10-step sketch — answer any "design an agent" question

Memorize this. You can apply it to any design question.

  1. Risk-tier the task. Low (drafts a summary) vs high (recommends a SAR). Different gates.
  2. Pick the simplest pattern that fits. Routing → chain → orchestrator-workers → agent.
  3. List the tools with descriptions. Mark side-effecting ones. Those need approval.
  4. Define the human checkpoints. Where does the workflow pause for sign-off?
  5. Specify the audit log. What fields at each step? Where does it persist?
  6. Plan the eval. Dataset, grader, what "good" means, offline regression coverage.
  7. Plan the failure paths. Tool error, model timeout, ambiguous input, contradictory data.
  8. Plan the rollout. Shadow → HITL → autonomous (only for low tier).
  9. Plan ongoing monitoring. Online evals, drift, cost/latency dashboards.
  10. Plan the kill switch. How to stop the system fast if it's misbehaving.

Talking-point answer: "What's a harness?"

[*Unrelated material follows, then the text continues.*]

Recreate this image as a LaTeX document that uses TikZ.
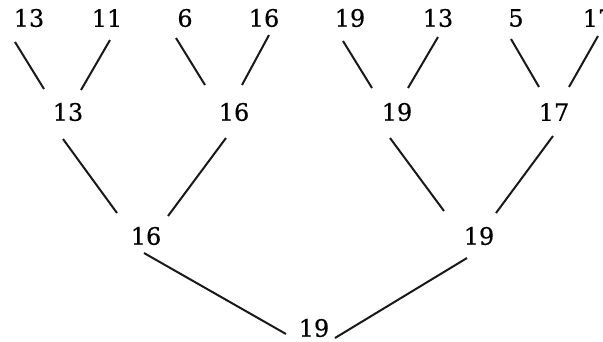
\documentclass[tikz,border=0pt]{standalone}
\usepackage{fontspec}
\setmainfont{DejaVu Serif}
\newfontfamily\numfont[FakeBold=0.3]{DejaVu Serif}
\usetikzlibrary{calc}
\begin{document}
\begin{tikzpicture}[x=1pt,y=-1pt,
  num/.style={inner sep=0pt,font=\numfont\fontsize{24}{28}\selectfont},
  edge/.style={line width=2pt,black!90}]
\useasboundingbox (0,0) rectangle (603,341);
% leaves
\node[num] (t1) at (29,18) {13};
\node[num] (t2) at (107,18) {11};
\node[num] (t3) at (185,18) {6};
\node[num] (t4) at (264,18) {16};
\node[num] (t5) at (350,18) {19};
\node[num] (t6) at (438,18) {13};
\node[num] (t7) at (516,18) {5};
\node[num] (t8) at (598,18) {17};
% second level
\node[num] (m1) at (68,112) {13};
\node[num] (m2) at (234,112) {16};
\node[num] (m3) at (397,112) {19};
\node[num] (m4) at (554,112) {17};
% third level
\node[num] (b1) at (146,236) {16};
\node[num] (b2) at (479,236) {19};
% root
\node[num] (r) at (314,328) {19};
% connectors
\draw[edge] ($(t1)+(-14,24)$) -- ($(m1)+(-24,-23)$);
\draw[edge] ($(t2)+(3,22)$) -- ($(m1)+(13,-22)$);
\draw[edge] ($(t3)+(-9,20)$) -- ($(m2)+(-29,-27)$);
\draw[edge] ($(t4)+(5,17)$) -- ($(m2)+(8,-27)$);
\draw[edge] ($(t5)+(-7,23)$) -- ($(m3)+(-25,-24)$);
\draw[edge] ($(t6)+(0,19)$) -- ($(m3)+(11,-24)$);
\draw[edge] ($(t7)+(-5,21)$) -- ($(m4)+(-15,-25)$);
\draw[edge] ($(t8)+(0,18)$) -- ($(m4)+(15,-25)$);
\draw[edge] ($(m1)+(-5,27)$) -- ($(b1)+(-29,-23)$);
\draw[edge] ($(m2)+(-8,26)$) -- ($(b1)+(22,-20)$);
\draw[edge] ($(m3)+(-7,26)$) -- ($(b2)+(-35,-25)$);
\draw[edge] ($(m4)+(-1,24)$) -- ($(b2)+(17,-23)$);
\draw[edge] ($(b1)+(-2,17)$) -- ($(r)+(-28,6)$);
\draw[edge] ($(b2)+(-12,22)$) -- ($(r)+(21,10)$);
\end{tikzpicture}
\end{document}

3 sentences, clean vocabulary

"Depends on context. The eval harness is the runner that scores outputs against a dataset. The agent harness is the loop that drives an LLM through tool-use until completion. The LLM harness is the wrapper around individual model calls — retries, schema validation, caching, logging. In a real system you have all three: the agent harness orchestrates the agent loop, the LLM harness wraps each model call inside it, the eval harness exercises the whole thing offline and online."